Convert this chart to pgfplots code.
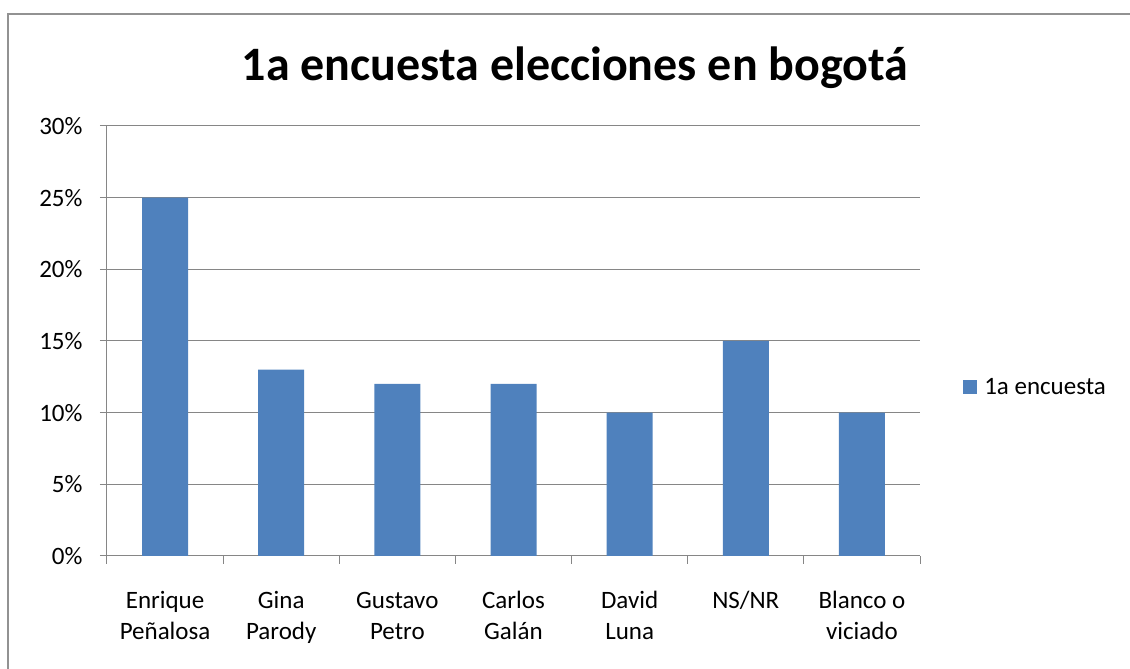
\documentclass[border=0pt]{standalone}
\usepackage{pgfplots}
\pgfplotsset{compat=1.18}
\usepackage{fontspec}
\setmainfont{Carlito}
\definecolor{barblue}{HTML}{4F81BD}
\definecolor{gridgray}{HTML}{868686}
\newcommand{\lt}{\rule{0pt}{20bp}}
\begin{document}
\begin{tikzpicture}[x=1bp,y=1bp]
% picture area (bp = px of the reference)
\useasboundingbox (-107,-113) rectangle (1023,556);
% outer chart frame, cut by the picture edge
\draw[gridgray!90, line width=1.6bp] (-99,-113) -- (-99,542) -- (1023,542);
\begin{axis}[
  at={(0,0)}, anchor=south west,
  scale only axis, width=813bp, height=430bp,
  xmin=-0.5, xmax=6.5, ymin=0, ymax=30,
  axis x line*=bottom, axis y line*=left,
  axis line style={gridgray, line width=1bp, -},
  ybar, bar width=46bp,
  xtick={0,...,6},
  xticklabels={\lt Enrique\\Peñalosa, \lt Gina\\Parody, \lt Gustavo\\Petro, \lt Carlos\\Galán, \lt David\\Luna, \lt NS/NR, \lt Blanco o\\viciado},
  major x tick style={draw=none},
  minor xtick={-0.5,0.5,...,6.5},
  minor x tick style={gridgray, line width=1bp},
  ytick={0,5,...,30},
  yticklabels={0\%,5\%,10\%,15\%,20\%,25\%,30\%},
  tick align=outside,
  major tick length=7bp, minor tick length=8bp,
  y tick style={gridgray, line width=1bp},
  ymajorgrids, grid style={gridgray, line width=1bp},
  tick label style={font=\fontsize{25bp}{31bp}\selectfont},
  xticklabel style={align=center, anchor=north, inner sep=0pt, yshift=-25bp},
  yticklabel style={xshift=-14bp},
  title={\textbf{1a encuesta elecciones en bogotá}},
  title style={at={(0.5757,1.092)}, anchor=base, font=\fontsize{48bp}{54bp}\selectfont},
  legend style={at={(1.053,0.393)}, anchor=west, draw=none, fill=none,
    font=\fontsize{25bp}{30bp}\selectfont, inner sep=0pt,
    /tikz/every even column/.append style={column sep=0pt}},
  legend image code/.code={\fill[#1] (0bp,-7bp) rectangle (14bp,7bp);},
  legend cell align=left,
]
\addplot[fill=barblue, draw=none] coordinates {(0,25) (1,13) (2,12) (3,12) (4,10) (5,15) (6,10)};
\addlegendentry{\hspace{5bp}1a encuesta}
\end{axis}
\end{tikzpicture}
\end{document}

• EXERCISE INSTRUCTIONS
Reproduce the full listing above verbatim, with no pictures included.

• COMPLETED EXERCISE
Convert this chart to pgfplots code.
\documentclass[border=0pt]{standalone}
\usepackage{pgfplots}
\pgfplotsset{compat=1.18}
\usepackage{fontspec}
\setmainfont{Carlito}
\definecolor{barblue}{HTML}{4F81BD}
\definecolor{gridgray}{HTML}{868686}
\newcommand{\lt}{\rule{0pt}{20bp}}
\begin{document}
\begin{tikzpicture}[x=1bp,y=1bp]
% picture area (bp = px of the reference)
\useasboundingbox (-107,-113) rectangle (1023,556);
% outer chart frame, cut by the picture edge
\draw[gridgray!90, line width=1.6bp] (-99,-113) -- (-99,542) -- (1023,542);
\begin{axis}[
  at={(0,0)}, anchor=south west,
  scale only axis, width=813bp, height=430bp,
  xmin=-0.5, xmax=6.5, ymin=0, ymax=30,
  axis x line*=bottom, axis y line*=left,
  axis line style={gridgray, line width=1bp, -},
  ybar, bar width=46bp,
  xtick={0,...,6},
  xticklabels={\lt Enrique\\Peñalosa, \lt Gina\\Parody, \lt Gustavo\\Petro, \lt Carlos\\Galán, \lt David\\Luna, \lt NS/NR, \lt Blanco o\\viciado},
  major x tick style={draw=none},
  minor xtick={-0.5,0.5,...,6.5},
  minor x tick style={gridgray, line width=1bp},
  ytick={0,5,...,30},
  yticklabels={0\%,5\%,10\%,15\%,20\%,25\%,30\%},
  tick align=outside,
  major tick length=7bp, minor tick length=8bp,
  y tick style={gridgray, line width=1bp},
  ymajorgrids, grid style={gridgray, line width=1bp},
  tick label style={font=\fontsize{25bp}{31bp}\selectfont},
  xticklabel style={align=center, anchor=north, inner sep=0pt, yshift=-25bp},
  yticklabel style={xshift=-14bp},
  title={\textbf{1a encuesta elecciones en bogotá}},
  title style={at={(0.5757,1.092)}, anchor=base, font=\fontsize{48bp}{54bp}\selectfont},
  legend style={at={(1.053,0.393)}, anchor=west, draw=none, fill=none,
    font=\fontsize{25bp}{30bp}\selectfont, inner sep=0pt,
    /tikz/every even column/.append style={column sep=0pt}},
  legend image code/.code={\fill[#1] (0bp,-7bp) rectangle (14bp,7bp);},
  legend cell align=left,
]
\addplot[fill=barblue, draw=none] coordinates {(0,25) (1,13) (2,12) (3,12) (4,10) (5,15) (6,10)};
\addlegendentry{\hspace{5bp}1a encuesta}
\end{axis}
\end{tikzpicture}
\end{document}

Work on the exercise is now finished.